The pattern of "smoke test catches bugs the unit tests missed" is going to repeat. Stress testing in Phase 3 is going to catch more. Worth psyching myself up for it.
The fact that synthesis takes 27s out of 47s wall time for a shallow query is really striking. Most of that is the model generating a long JSON output. There's an obvious optimization: stream the synthesis JSON and parse incrementally, fail fast on schema violations. Not in scope for any current milestone but it's the biggest single performance lever.
The "two-branch maximum" rule from CLAUDE.md got tested constantly this session. Almost every PR was one of two open. That worked but felt right at the edge — if the user had been slower to review, I would have been blocked a lot. Worth re-reading whether the rule is actually load-bearing or whether it's a soft cap I can stretch in cases of independent fixes.
The arxiv-rag proposal is the longest design doc I've written this project. Felt good to commit decisions in writing before code. Should probably do this more often, especially for any researcher beyond #2.
Memory system pulled its weight: the "always qualify Issue #N / PR #N" feedback memory got used multiple times this session without re-explanation. Worth saving more of these as they come up.
I keep wanting to add tests that verify production behavior rather than mocked behavior. The docker test env makes this easier — if Phase 4 hardening adds "live integration smoke tests against a fixture corpus," that would catch a whole class of bugs the current mocked tests miss.

What's Next

Recommended pickup order for Session 3:

Decide whether to start Phase 3 stress testing or Phase 5 arxiv-rag first. They're independent. Phase 3 is about validating the existing web researcher's contract under stress; Phase 5 is about adding a second researcher. If the goal is "ship V1.1," do Phase 3. If the goal is "make the tool actually useful for my arxiv reading," do Phase 5.
If Phase 5 first — start with Issue #38 (M5.1.1 ingest pipeline). It's the smallest visible win and unblocks everything else in the milestone. New deps: pymupdf, chromadb, sentence-transformers, arxiv. Branch: feat/arxiv-rag-ingest.

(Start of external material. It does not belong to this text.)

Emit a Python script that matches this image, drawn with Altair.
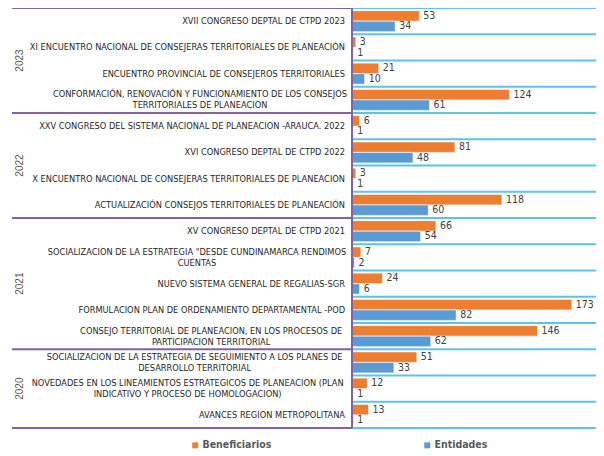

If Phase 3 first — start with Issue #44 (M3.1 single-axis stress tests). Run the four targeted queries, document trace_ids, file any contract gaps as new issues. Lightweight, no code changes (unless bugs surface).

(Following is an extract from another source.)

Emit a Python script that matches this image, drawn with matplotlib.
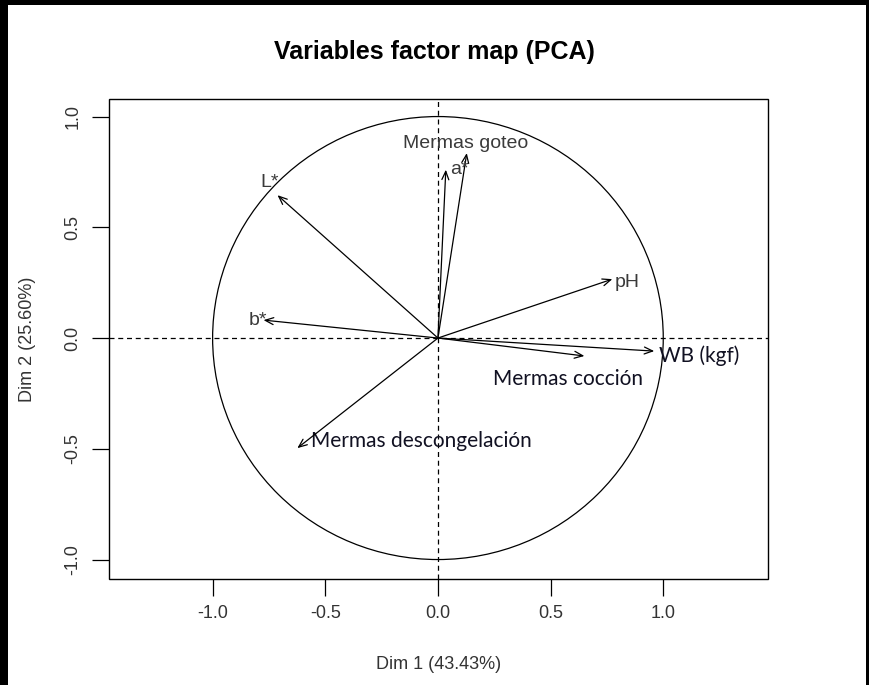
import matplotlib
matplotlib.use("Agg")
import matplotlib.pyplot as plt
from matplotlib.patches import Circle, Rectangle

# --- PCA variable coordinates (Dim 1, Dim 2) ---
variables = ["Mermas goteo", "a", "L", "b", "pH", "WB (kgf)", "Mermas cocción", "Mermas descongelación"]
dim1 = [0.128, 0.035, -0.712, -0.774, 0.774, 0.960, 0.650, -0.624]
dim2 = [0.835, 0.760, 0.645, 0.081, 0.266, -0.059, -0.081, -0.497]
dim1_pct = 43.43
dim2_pct = 25.60
ticks = [-1.0, -0.5, 0.0, 0.5, 1.0]

# label placement (text anchor relative to arrow tip, data units)
label_offsets = {
    "Mermas goteo": (-0.004, 0.045, "center", "center"),
    "a": (0.06, -0.0, "center", "center"),
    "L": (-0.035, 0.055, "center", "center"),
    "b": (-0.025, 0.0, "center", "center"),
    "pH": (0.009, -0.013, "left", "center"),
    "WB (kgf)": (0.022, -0.022, "left", "center"),
    "Mermas cocción": (-0.407, -0.104, "left", "center"),
    "Mermas descongelación": (0.062, 0.032, "left", "center"),
}
starred = {"a", "L", "b"}
overlay = {"WB (kgf)", "Mermas cocción", "Mermas descongelación"}

fig = plt.figure(figsize=(8.69, 6.85), dpi=100)
ax = fig.add_axes([0.1254, 0.1547, 0.7584, 0.7007])

ax.set_xlim(-1.46, 1.465)
ax.set_ylim(-1.088, 1.079)

ax.add_patch(Circle((0, 0), 1.0, fill=False, color="black", lw=0.9))
ax.axhline(0, color="black", lw=0.9, ls=(0, (4, 3)))
ax.axvline(0, color="black", lw=0.9, ls=(0, (4, 3)))

for name, x, y in zip(variables, dim1, dim2):
    dx, dy, ha, va = label_offsets[name]
    if name in overlay:
        ax.text(x + dx, y + dy, name, ha=ha, va=va, fontsize=15,
                family="Lato", color="#111122")
    else:
        label = name + "*" if name in starred else name
        ax.text(x + dx, y + dy, label, ha=ha, va=va, fontsize=14,
                family="Liberation Sans", color="#3a3a3a")
    ax.annotate("", xy=(x, y), xytext=(0, 0),
                arrowprops=dict(arrowstyle="->,head_length=0.6,head_width=0.25",
                                color="black", lw=0.9, shrinkA=0, shrinkB=0))

ax.set_xticks(ticks)
ax.set_yticks(ticks)
ax.set_xticklabels([f"{t:.1f}" for t in ticks], family="Liberation Sans", fontsize=13, color="#333333")
ax.set_yticklabels([f"{t:.1f}" for t in ticks], family="Liberation Sans", fontsize=13, color="#333333",
                   rotation=90, va="center")
ax.tick_params(axis="both", length=12, width=0.9, direction="out")
ax.tick_params(axis="x", pad=7)
ax.tick_params(axis="y", pad=8)
for s in ["top", "right", "left", "bottom"]:
    ax.spines[s].set_visible(False)
# R style box
ax.add_patch(Rectangle((0, 0), 1, 1, transform=ax.transAxes, fill=False, color="black", lw=1.0, clip_on=False))

ax.set_xlabel(f"Dim 1 ({dim1_pct:.2f}%)", family="Liberation Sans", fontsize=13, color="#333333", labelpad=24)
ax.set_ylabel(f"Dim 2 ({dim2_pct:.2f}%)", family="Liberation Sans", fontsize=13, color="#333333", labelpad=20)
fig.text(0.5, 1 - 52 / 685, "Variables factor map (PCA)", ha="center", va="center",
         family="Liberation Sans", fontweight="bold", fontsize=18)

# outer frame of the screenshot
fig.add_artist(Rectangle((0, 0), 8 / 869, 1, transform=fig.transFigure, color="black", lw=0))
fig.add_artist(Rectangle((0, 1 - 5 / 685), 1, 5 / 685, transform=fig.transFigure, color="black", lw=0))
fig.add_artist(Rectangle((1 - 3 / 869, 0), 3 / 869, 1, transform=fig.transFigure, color="black", lw=0))

fig.savefig("out.png", dpi=100)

Either way — Issue #1 is closed, V1 ships, the docker test env is reliable, and the cost ledger is in place. The instrumentation foundation for Phase 3 (logs + ledger + duration tracking) is solid. Phase 5 would benefit from Phase 3 first because stress tests will likely tighten the contract before a second researcher has to implement it. Recommendation: Phase 3 first.

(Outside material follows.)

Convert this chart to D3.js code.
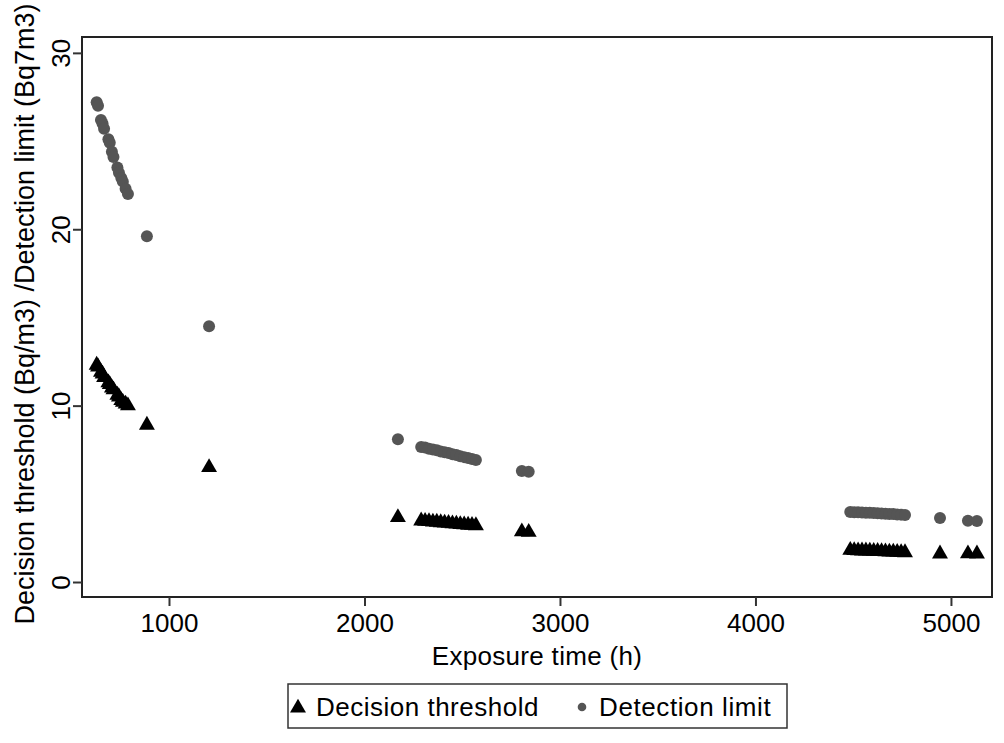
<!DOCTYPE html>
<html>
<head>
<meta charset="utf-8">
<script src="https://cdn.jsdelivr.net/npm/d3@7"></script>
<style>
  body { margin: 0; background: #fff; }
  text { font-family: "Liberation Sans", Arial, sans-serif; fill: #000; }
</style>
</head>
<body>
<div id="chart"></div>
<script>
// exposure time (h) of each measurement
const exposureTime = [630, 637, 652, 660, 668, 690, 697, 708, 716, 736, 744, 756, 764, 778, 790, 887, 1205,
  2171, 2290, 2310, 2330, 2350, 2370, 2390, 2410, 2430, 2450, 2470, 2490, 2510, 2530, 2550, 2570,
  2805, 2840,
  4485, 4505, 4525, 4545, 4565, 4585, 4605, 4625, 4645, 4665, 4685, 4705, 4725, 4745, 4765,
  4944, 5087, 5133];

const decisionThreshold = [12.3, 12.2, 11.9, 11.8, 11.6, 11.3, 11.2, 11.0, 10.9, 10.6, 10.5, 10.3, 10.2, 10.1, 10.0, 8.9, 6.5,
  3.66, 3.47, 3.45, 3.43, 3.41, 3.40, 3.37, 3.35, 3.33, 3.31, 3.29, 3.27, 3.25, 3.23, 3.22, 3.20,
  2.85, 2.82,
  1.80, 1.79, 1.78, 1.77, 1.77, 1.76, 1.75, 1.74, 1.73, 1.72, 1.71, 1.70, 1.69, 1.68, 1.67,
  1.60, 1.61, 1.60];

const detectionLimit = [27.2, 27.0, 26.2, 26.0, 25.7, 25.1, 24.9, 24.4, 24.1, 23.5, 23.2, 22.9, 22.7, 22.3, 22.0, 19.6, 14.5,
  8.1, 7.66, 7.62, 7.55, 7.51, 7.47, 7.40, 7.36, 7.31, 7.24, 7.20, 7.13, 7.08, 7.03, 6.98, 6.92,
  6.30, 6.25,
  3.97, 3.96, 3.95, 3.94, 3.93, 3.92, 3.91, 3.90, 3.89, 3.87, 3.86, 3.85, 3.83, 3.82, 3.80,
  3.63, 3.47, 3.46];

const xTicks = [1000, 2000, 3000, 4000, 5000];
const yTicks = [0, 10, 20, 30];
const legendLabels = ["Decision threshold", "Detection limit"];

const width = 1004, height = 743;
const margin = {left: 82, right: 12, top: 37, bottom: 146};
const fontSize = 26;

const svg = d3.select("#chart").append("svg")
  .attr("width", width)
  .attr("height", height);

const x = d3.scaleLinear().domain([555, 5210]).range([margin.left, width - margin.right]);
const y = d3.scaleLinear().domain([-0.85, 30.9]).range([height - margin.bottom, margin.top]);

const points = exposureTime.map((t, i) => ({t: t, dt: decisionThreshold[i], dl: detectionLimit[i]}));

// frame
svg.append("rect")
  .attr("x", margin.left)
  .attr("y", margin.top)
  .attr("width", width - margin.left - margin.right)
  .attr("height", height - margin.top - margin.bottom)
  .attr("fill", "none")
  .attr("stroke", "#222")
  .attr("stroke-width", 2);

// x axis
const xAxis = svg.append("g")
  .attr("transform", `translate(0,${height - margin.bottom})`)
  .call(d3.axisBottom(x).tickValues(xTicks).tickSize(9).tickPadding(8).tickFormat(d3.format("d")));
xAxis.select(".domain").remove();
xAxis.selectAll("line").attr("stroke", "#333").attr("stroke-width", 2);
xAxis.selectAll("text")
  .attr("font-family", "'Liberation Sans', Arial, sans-serif")
  .attr("font-size", fontSize)
  .attr("fill", "#000");

// y axis
const yAxis = svg.append("g")
  .attr("transform", `translate(${margin.left},0)`)
  .call(d3.axisLeft(y).tickValues(yTicks).tickSize(9).tickFormat(d3.format("d")));
yAxis.select(".domain").remove();
yAxis.selectAll("line").attr("stroke", "#333").attr("stroke-width", 2);
yAxis.selectAll("text")
  .attr("font-family", "'Liberation Sans', Arial, sans-serif")
  .attr("font-size", fontSize)
  .attr("fill", "#000")
  .attr("x", null).attr("dy", null)
  .attr("text-anchor", "middle")
  .attr("transform", "translate(-12,0) rotate(-90)");

// axis titles
svg.append("text")
  .attr("x", (margin.left + width - margin.right) / 2)
  .attr("y", 665)
  .attr("text-anchor", "middle")
  .attr("font-size", fontSize)
  .attr("letter-spacing", 0.3)
  .text("Exposure time (h)");

svg.append("text")
  .attr("transform", `translate(34,${314}) rotate(-90)`)
  .attr("text-anchor", "middle")
  .attr("font-size", 27)
  .text("Decision threshold (Bq/m3) /Detection limit (Bq7m3)");

// markers
const tri = d3.symbol().type(d3.symbolTriangle).size(110);

svg.append("g").selectAll("path")
  .data(points)
  .enter()
  .append("path")
  .attr("d", tri)
  .attr("transform", d => `translate(${x(d.t)},${y(d.dt)})`)
  .attr("fill", "#000");

svg.append("g").selectAll("circle")
  .data(points)
  .enter()
  .append("circle")
  .attr("cx", d => x(d.t))
  .attr("cy", d => y(d.dl))
  .attr("r", 6)
  .attr("fill", "#555");

// legend
const legend = svg.append("g");
legend.append("rect")
  .attr("x", 288).attr("y", 684)
  .attr("width", 499).attr("height", 44)
  .attr("fill", "#fff")
  .attr("stroke", "#333")
  .attr("stroke-width", 1.5);

legend.append("path")
  .attr("d", tri)
  .attr("transform", "translate(298,708)")
  .attr("fill", "#000");
legend.append("text")
  .attr("x", 316).attr("y", 716)
  .attr("font-size", fontSize)
  .attr("letter-spacing", 0.5)
  .text(legendLabels[0]);

legend.append("circle")
  .attr("cx", 582).attr("cy", 707)
  .attr("r", 4.3)
  .attr("fill", "#555");
legend.append("text")
  .attr("x", 599).attr("y", 716)
  .attr("font-size", fontSize)
  .attr("letter-spacing", 0.6)
  .text(legendLabels[1]);
</script>
</body>
</html>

Housekeeping debt to fold into the next session:
- Add docs/ to .gitignore so it stops showing up in git status
- Re-test the venv install path on a clean shell now that the stale ~/.local/bin/marchwarden has been removed
- Consider whether any of the Phase 7 "Advanced" bullets should be promoted to issues
Pickup specifics for next session: branch main is clean at af79358; all PRs from this session merged; no work in progress; tests at 123 passing; cost ledger has 4 entries totaling ~$0.30.